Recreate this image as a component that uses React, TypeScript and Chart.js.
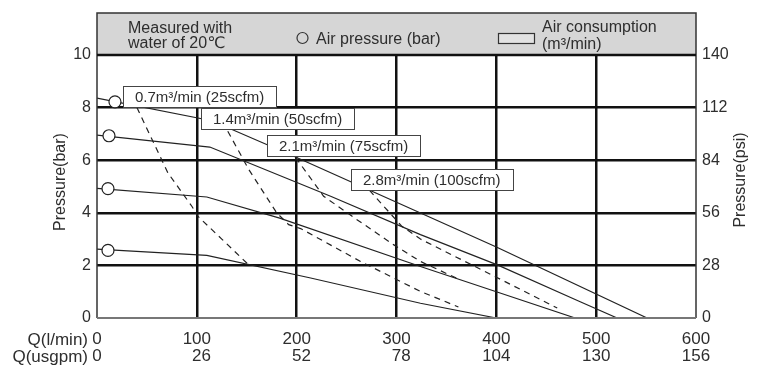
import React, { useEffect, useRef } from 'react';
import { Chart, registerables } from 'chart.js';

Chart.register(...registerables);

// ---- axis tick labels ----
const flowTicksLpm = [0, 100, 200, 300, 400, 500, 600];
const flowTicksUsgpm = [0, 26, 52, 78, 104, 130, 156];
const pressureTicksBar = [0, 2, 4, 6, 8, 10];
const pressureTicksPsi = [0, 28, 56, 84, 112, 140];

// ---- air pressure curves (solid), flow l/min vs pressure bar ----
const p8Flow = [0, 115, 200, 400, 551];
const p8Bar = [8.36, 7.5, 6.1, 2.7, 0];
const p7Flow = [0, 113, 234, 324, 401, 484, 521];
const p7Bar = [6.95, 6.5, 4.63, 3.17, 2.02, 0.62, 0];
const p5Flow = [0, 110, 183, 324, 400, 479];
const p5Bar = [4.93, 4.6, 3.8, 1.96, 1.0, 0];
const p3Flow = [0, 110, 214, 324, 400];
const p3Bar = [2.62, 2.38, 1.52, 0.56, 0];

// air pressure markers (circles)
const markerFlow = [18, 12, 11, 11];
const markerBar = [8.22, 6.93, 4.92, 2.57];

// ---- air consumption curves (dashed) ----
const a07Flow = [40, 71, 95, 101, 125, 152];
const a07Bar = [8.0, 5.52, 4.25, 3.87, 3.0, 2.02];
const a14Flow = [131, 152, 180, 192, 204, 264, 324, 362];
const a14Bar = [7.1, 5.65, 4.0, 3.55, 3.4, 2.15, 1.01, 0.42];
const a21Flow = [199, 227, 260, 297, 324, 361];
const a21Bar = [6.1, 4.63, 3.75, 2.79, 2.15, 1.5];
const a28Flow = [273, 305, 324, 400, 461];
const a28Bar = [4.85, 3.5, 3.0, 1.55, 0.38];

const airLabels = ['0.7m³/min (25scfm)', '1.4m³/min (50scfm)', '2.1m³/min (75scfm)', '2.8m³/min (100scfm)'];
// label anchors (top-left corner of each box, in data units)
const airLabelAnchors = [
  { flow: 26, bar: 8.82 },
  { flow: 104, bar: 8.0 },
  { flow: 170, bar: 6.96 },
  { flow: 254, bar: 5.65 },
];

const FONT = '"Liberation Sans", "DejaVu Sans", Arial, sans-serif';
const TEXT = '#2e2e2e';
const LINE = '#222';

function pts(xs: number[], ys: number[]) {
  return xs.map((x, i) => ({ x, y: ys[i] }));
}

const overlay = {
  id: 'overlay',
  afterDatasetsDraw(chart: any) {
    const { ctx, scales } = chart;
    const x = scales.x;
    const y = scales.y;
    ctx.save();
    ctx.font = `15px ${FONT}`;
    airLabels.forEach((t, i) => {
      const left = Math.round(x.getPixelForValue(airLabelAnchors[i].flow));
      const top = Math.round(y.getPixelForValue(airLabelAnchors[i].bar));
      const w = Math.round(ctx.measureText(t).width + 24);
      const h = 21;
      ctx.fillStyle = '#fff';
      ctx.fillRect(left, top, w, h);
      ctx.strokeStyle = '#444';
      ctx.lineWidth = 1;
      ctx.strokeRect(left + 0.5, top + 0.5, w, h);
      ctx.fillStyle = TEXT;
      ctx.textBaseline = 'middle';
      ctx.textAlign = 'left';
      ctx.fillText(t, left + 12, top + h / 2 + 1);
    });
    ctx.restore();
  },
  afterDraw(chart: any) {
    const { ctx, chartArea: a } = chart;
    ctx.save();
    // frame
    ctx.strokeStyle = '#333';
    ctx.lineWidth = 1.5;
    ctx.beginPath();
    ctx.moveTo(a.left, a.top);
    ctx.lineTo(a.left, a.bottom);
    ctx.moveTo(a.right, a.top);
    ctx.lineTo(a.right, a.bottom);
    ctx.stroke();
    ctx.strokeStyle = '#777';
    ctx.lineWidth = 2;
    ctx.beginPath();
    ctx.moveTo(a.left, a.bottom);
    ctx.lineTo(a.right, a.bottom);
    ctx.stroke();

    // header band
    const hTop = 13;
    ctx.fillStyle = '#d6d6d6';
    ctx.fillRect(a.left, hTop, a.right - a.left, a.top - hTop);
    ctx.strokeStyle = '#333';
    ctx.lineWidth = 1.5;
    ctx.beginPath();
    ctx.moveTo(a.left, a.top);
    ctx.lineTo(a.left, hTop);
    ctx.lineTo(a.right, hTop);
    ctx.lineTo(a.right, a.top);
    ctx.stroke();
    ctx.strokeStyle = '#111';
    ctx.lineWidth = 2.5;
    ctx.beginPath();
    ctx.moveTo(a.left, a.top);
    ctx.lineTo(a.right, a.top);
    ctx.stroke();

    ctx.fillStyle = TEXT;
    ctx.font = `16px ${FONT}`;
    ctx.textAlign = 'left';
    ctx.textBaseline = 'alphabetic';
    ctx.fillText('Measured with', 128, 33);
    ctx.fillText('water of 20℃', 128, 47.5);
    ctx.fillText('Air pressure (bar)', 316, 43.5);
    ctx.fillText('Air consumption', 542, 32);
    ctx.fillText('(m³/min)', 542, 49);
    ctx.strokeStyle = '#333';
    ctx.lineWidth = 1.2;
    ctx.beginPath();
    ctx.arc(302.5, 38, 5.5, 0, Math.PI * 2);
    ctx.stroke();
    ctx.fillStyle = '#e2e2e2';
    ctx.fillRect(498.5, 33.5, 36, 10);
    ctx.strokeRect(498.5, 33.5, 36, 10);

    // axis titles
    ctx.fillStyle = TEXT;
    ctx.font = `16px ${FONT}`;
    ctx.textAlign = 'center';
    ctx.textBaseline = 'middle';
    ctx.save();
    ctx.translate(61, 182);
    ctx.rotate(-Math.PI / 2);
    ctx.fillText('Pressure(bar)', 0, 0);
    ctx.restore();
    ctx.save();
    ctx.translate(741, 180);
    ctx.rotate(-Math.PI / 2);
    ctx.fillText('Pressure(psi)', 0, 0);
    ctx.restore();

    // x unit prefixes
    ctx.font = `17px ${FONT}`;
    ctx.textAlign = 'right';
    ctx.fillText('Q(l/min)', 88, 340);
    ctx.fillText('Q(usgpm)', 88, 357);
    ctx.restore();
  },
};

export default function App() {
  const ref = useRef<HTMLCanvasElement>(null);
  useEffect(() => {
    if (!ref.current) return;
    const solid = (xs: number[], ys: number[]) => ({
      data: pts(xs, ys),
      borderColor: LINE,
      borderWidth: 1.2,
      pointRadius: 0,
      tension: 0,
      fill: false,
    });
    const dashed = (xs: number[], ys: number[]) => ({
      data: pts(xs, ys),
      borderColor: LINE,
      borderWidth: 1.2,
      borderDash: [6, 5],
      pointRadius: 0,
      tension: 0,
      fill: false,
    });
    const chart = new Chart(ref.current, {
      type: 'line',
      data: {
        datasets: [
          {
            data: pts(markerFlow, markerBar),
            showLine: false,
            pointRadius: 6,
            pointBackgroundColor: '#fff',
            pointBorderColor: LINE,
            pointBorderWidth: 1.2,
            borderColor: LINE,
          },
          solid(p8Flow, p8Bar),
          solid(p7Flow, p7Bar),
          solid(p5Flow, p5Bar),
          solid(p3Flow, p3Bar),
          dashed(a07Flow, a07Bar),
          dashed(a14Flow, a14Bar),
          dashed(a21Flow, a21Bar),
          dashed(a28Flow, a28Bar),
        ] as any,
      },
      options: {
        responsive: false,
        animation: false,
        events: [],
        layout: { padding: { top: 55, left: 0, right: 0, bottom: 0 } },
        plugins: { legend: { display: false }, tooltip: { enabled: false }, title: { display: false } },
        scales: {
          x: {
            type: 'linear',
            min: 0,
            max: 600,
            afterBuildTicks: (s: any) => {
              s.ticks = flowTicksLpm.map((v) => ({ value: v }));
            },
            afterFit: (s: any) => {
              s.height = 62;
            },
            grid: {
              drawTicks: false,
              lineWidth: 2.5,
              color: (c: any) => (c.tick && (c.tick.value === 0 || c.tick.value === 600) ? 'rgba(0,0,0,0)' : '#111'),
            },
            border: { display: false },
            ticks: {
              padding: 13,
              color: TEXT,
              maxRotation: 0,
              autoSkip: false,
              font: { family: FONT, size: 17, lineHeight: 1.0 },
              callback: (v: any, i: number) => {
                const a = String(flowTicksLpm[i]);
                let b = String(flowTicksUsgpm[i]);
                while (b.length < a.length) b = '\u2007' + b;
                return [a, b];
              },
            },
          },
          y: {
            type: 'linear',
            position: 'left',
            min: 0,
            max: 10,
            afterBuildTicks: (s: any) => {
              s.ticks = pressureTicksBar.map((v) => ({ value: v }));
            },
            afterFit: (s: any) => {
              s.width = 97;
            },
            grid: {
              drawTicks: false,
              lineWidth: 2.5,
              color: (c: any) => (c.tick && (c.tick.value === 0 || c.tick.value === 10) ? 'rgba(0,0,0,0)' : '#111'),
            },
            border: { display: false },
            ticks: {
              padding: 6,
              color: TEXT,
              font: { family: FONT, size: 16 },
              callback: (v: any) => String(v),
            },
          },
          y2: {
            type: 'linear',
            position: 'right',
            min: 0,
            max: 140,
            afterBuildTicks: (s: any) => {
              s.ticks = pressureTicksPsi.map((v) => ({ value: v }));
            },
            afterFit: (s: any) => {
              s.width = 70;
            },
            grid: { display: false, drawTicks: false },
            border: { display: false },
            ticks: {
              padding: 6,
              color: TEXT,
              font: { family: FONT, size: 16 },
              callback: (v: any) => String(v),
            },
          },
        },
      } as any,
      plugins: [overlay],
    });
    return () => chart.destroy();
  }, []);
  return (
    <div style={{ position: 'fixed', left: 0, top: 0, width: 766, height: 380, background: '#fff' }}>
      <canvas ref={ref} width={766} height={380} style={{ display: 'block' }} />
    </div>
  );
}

Instructions to follow — Skip every picture and return the lines above from the top through the one that contains "const pressureTicksPsi = [0, 28, 56, 84, 112, 140];".

Answer —
Recreate this image as a component that uses React, TypeScript and Chart.js.
import React, { useEffect, useRef } from 'react';
import { Chart, registerables } from 'chart.js';

Chart.register(...registerables);

// ---- axis tick labels ----
const flowTicksLpm = [0, 100, 200, 300, 400, 500, 600];
const flowTicksUsgpm = [0, 26, 52, 78, 104, 130, 156];
const pressureTicksBar = [0, 2, 4, 6, 8, 10];
const pressureTicksPsi = [0, 28, 56, 84, 112, 140];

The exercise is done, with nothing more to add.